Яся вышла из душа в моей рубашке и намотанном на волосы в виде
тюрбана полотенце. Впервые встречаю девушку, которая так быстро
моется! И тот факт, что она уже мылась ночью ничего не объясняет.
Исходя из моего скромного опыта - обычно они там веками находятся,
и варятся в кипятке при первой возможности...

Я как раз наворачивал овсянку, и только тут сообразил, что сижу
с голым торсом: ну привычка такая, дома в одних штанах рассекать!
Тоже - с болезненных времен, когда весь день носил максимально
закрытую одежду, чтобы не смущать окружающих изможденным видом, а
дома - давал себе расслабиться. Меня-то тенью отца Гамлета в
зеркале не удивишь. Обвыкся за долгие годы.
Но теперь-то изможденным я не казался! Здешнего Гошу можно было
назвать пусть и худощавым, но - крепким парнем, да и отъелся я и
подкачался за последние месяцы, и дракон свое дело сделал...
- Черт, - сказал я. - Надо бы мне одеться.
И положил ложку на стол, рядом с тарелкой.
- Не-а, - проговорила девушка. - Не надо.
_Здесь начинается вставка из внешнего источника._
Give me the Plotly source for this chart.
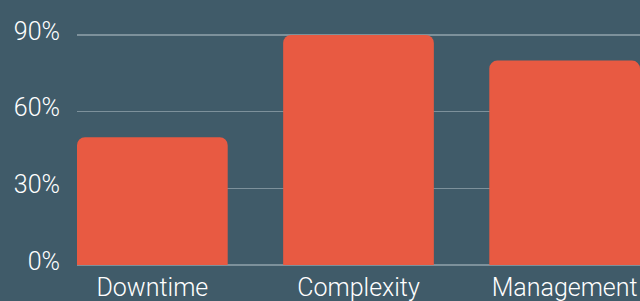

И обошла вокруг стола, наклонилась, прижалась к моей спине,
погладила мне шею и плечи, запустила пальцы в бороду, а потом -
чмокнула в щеку.
- Мне и так очень нравится, - она едва не мурлыкала. - Что тут
предлагают на завтрак? Я слона готова съесть!
- Однако! - несколько смущенно выдавил из себя я. - Слона не
предлагаю. Есть овсянка, вот эти вот конструкции... Бутерброды, в
общем. И кофе - вот, две чашки.
- Я говорила, что ты солнце? - она изогнулась и поцеловала меня
и в другую щеку. - А, да. Говорила! И правильно сделала.
Аристократка, представительница древнего магнатского рода и
самый квалифицированный гидромант-практик во всей губернии прошла к
буфету, открыла шкафчик над мойкой, совершенно по-хозяйски достала
себе оттуда тарелку с узором из каких-то не то клубничек, не то
сердечек (я понятия не имел, что у меня такая есть!) и черпаком
наложила себе каши.
- Погоди-ка! - она принюхалась. - Это что? Ванилин? Ты варишь
кашу с ванилином?
- Если с молоком - то ага, - задумчиво проговорил я.
Почему задумчиво? Потому что когда она доставала тарелку, то
вставала на цыпочки, а моя рубашка, которая пока что была ее
рубашкой, и так не отличалась большой длиной, и... И я
призадумался. Было от чего, уж поверьте. И Вишневецкая все
прекрасно понимала, потому что иначе с чего бы ей вилять бедрами?
Ей-Богу, она виляла бедрами, накладывая себе кашу! Когда Яся
повернулась, то глазки у нее так и сверкали.